Some baseball pitchers believe that they can throw harder after ulnar collateral ligament reconstruction than they could beforehand. As a result, orthopedic surgeons have reported that parents of young pitchers have asked them to perform the procedure on their uninjured sons in the hope that it will increase performance. However, many people, including Frank Jobe, believe that any post-surgical increases in performance are most likely the result of the increased stability of the elbow joint and pitchers' increased attention to their fitness and conditioning. Jobe believed that rather than allowing pitchers to gain speed, the surgery and rehab protocols merely allow pitchers to return to their pre-injury levels of performance.

== Technique ==

=== Reconstruction ===

A surgical incision of 3–4 inch is made near the elbow. Holes to accommodate a replacement graft tendon are drilled in the ulna and humerus bones of the elbow. A harvested tendon, such as the palmaris tendon from the forearm of the same or opposite elbow, the patellar tendon, hamstring, toe extensor or a donor's tendon (allograft), is then woven in a figure-eight pattern through the holes and anchored. The ulnar nerve is usually moved to prevent pain, as scar tissue can apply pressure to the nerve. The procedure is performed on an outpatient basis allowing discharge the same day, with the arm in a splint to protect the repair for the first week. After one week, a brace is employed to protect the reconstruction for about six weeks following surgery.

=== Repair ===

Repair is largely viable in cases of acute UCL avulsion type-injury at the proximal or distal end, with the main benefit of the procedure is reduced rehabilitation time compared to that of UCL reconstruction. Early attempts at UCL repair yielded poor results and were largely abandoned until anchor fixation was improved in 2008.

== Recovery ==

The rehabilitation process following surgery is typically divided into four separate phases.

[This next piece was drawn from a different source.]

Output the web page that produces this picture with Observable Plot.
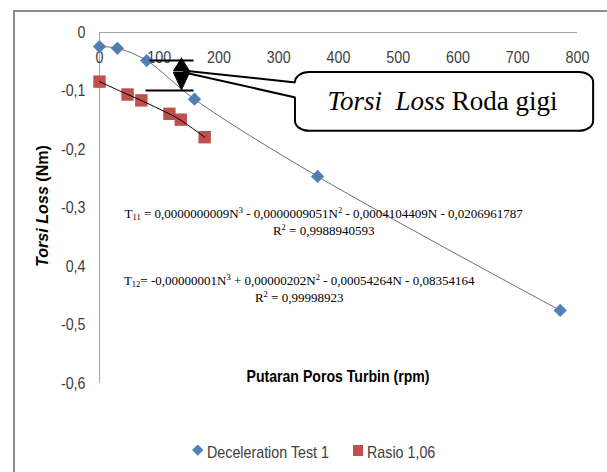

1. Rehabilitation phase 1 (postoperative weeks zero to three) consists of prevention of stiffness, promotion of healing, and simultaneous protection of the reconstructed graft with a hinged elbow brace
2. The goals of phase 2 (weeks four to eight) are to gain strength and gain full range of movement
3. During phase 3 (weeks nine to 13), the rehabilitation is focused on flexibility and neuromuscular control with a progression toward sports-related activities
4. The progression to a throwing program is made during phase 4 (weeks 14 to 26) for overhead athletes

Full competition throwing is usually permitted at seven to nine months, and pitchers are ready to return to the game at approximately 10 to 18 months.

== Incidence ==

Over two decades preceding 2016, the number of UCLR surgeries increased threefold, a rate that was expected to continue to rise. A 2015 study showed that the rate of UCLR surgery for those aged 15 to 19 was the highest among all age ranges and was increasing by 9% each year.

USA Baseball, Major League Baseball, and Little League Baseball initiated the Pitch Smart program designed to lower the risk of elbow injuries in adolescent pitchers. The main risk factors for elbow injury from overhand throwing are the number of pitches per game, innings pitched per season, months pitched per year and poor pitching biomechanics that may increase torque and force on the elbow.